The dead included a shepherd, two truck drivers, a woman and her daughter. The two gunmen were killed by security forces. Police initially said the assailants apparently came from Lebanon, although the Israeli military later ruled out any infiltration from across the border.

In an apparent attempt to dissociate Lebanon from the attack, the television station of Hezbollah in Lebanon suggested that Palestinian guerrillas were behind the attack. There was no immediate comment from Hezbollah.

Kobi Levy got caught in the ambush. The career army officer said he saw five vehicles stopped at the junction, and slowed down, assuming there had been an accident. Before coming under fire, he counted five to seven people slumped over in their vehicles as if they had been hit.

"After a few seconds, they [the attackers] started to fire at me from different directions, apparently there were a few of them. Then I drove left and right, zigzagging to get away," Mr Levy said. "Then the helicopters came and they were shooting all the time at the gunmen," he added.

Mr Annan made an emotional appeal for calm. "The toll of dead and wounded, particularly among innocent civilians, has risen to levels that can be described without any exaggeration as appalling," he said in a speech to the UN Security Council. "Israeli-Palestinian tensions are at a boiling point.

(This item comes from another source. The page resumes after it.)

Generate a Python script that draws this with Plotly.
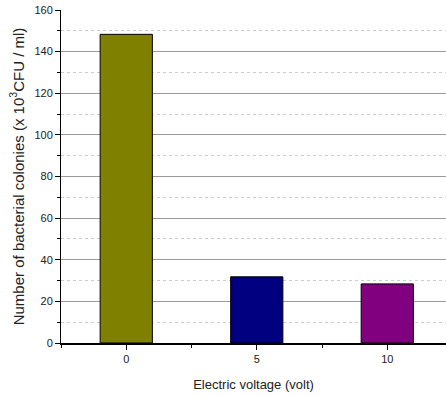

The situation is the worst in 10 years."

But the Palestinian leadership urged refugees in the West Bank town of Ramallah to resist Israeli troops who invaded the city in the biggest single operation in 17 months of violence.

The Israeli offensive, on the eve of a high-profile US diplomatic mission, had begun shortly after midnight on Tuesday with troops and tanks battling their way into the Jabalya refugee camp in the Gaza Strip, killing at least 17 Palestinians. Old people in their pyjamas ran screaming for cover down the warren of alleys as the tanks surged into the camp of 100,000 – the most densely populated in the Palestinian territories – before the army withdrew four hours later.

Eight Palestinians were killed in other violence in Gaza.

Hours later about 150 tanks rampaged into Ramallah, the Palestinian commercial and political centre, and nearby refugee camps, tearing up roads and crushing cars in the main streets. Israeli helicopter gunships opened fire on the al-Am'ari refugee camp on the city's outskirts and, as the shooting erupted in the city itself, Mr Arafat was trapped in his office.

House-to-house searches were made throughout the city, but the main target appeared to be the al-Amari camp, from where three suicide bombers, one a woman, have launched recent attacks against Israel.

Hundreds of men were taken into custody bound, blindfolded and stripped to the waist, in what the Israelis said was an operation to round up militants.

The army said soldiers had captured dozens of "hardcore" militants, confiscated weapons arsenals and located bomb-making factories in sweeps of refugee camps in recent days.

Israel's invasion of Ramallah came just a day after the Israeli Prime Minister Ariel Sharon announced that he was lifting Mr Arafat's three-month house arrest in Ramallah, and that the Palestinian leader would now be free to move around the West Bank and Gaza Strip.

Despite the scale of the Israeli offensive, it was not enough to satisfy the hard right wing of Mr Sharon's coalition. Two cabinet ministers from the ultra-nationalist National Union party submitted their resignations, saying they felt Mr Sharon's actions against the Palestinian Authority weren't strong enough. Mr Sharon still retains a solid parliamentary majority with 75 of 120 seats.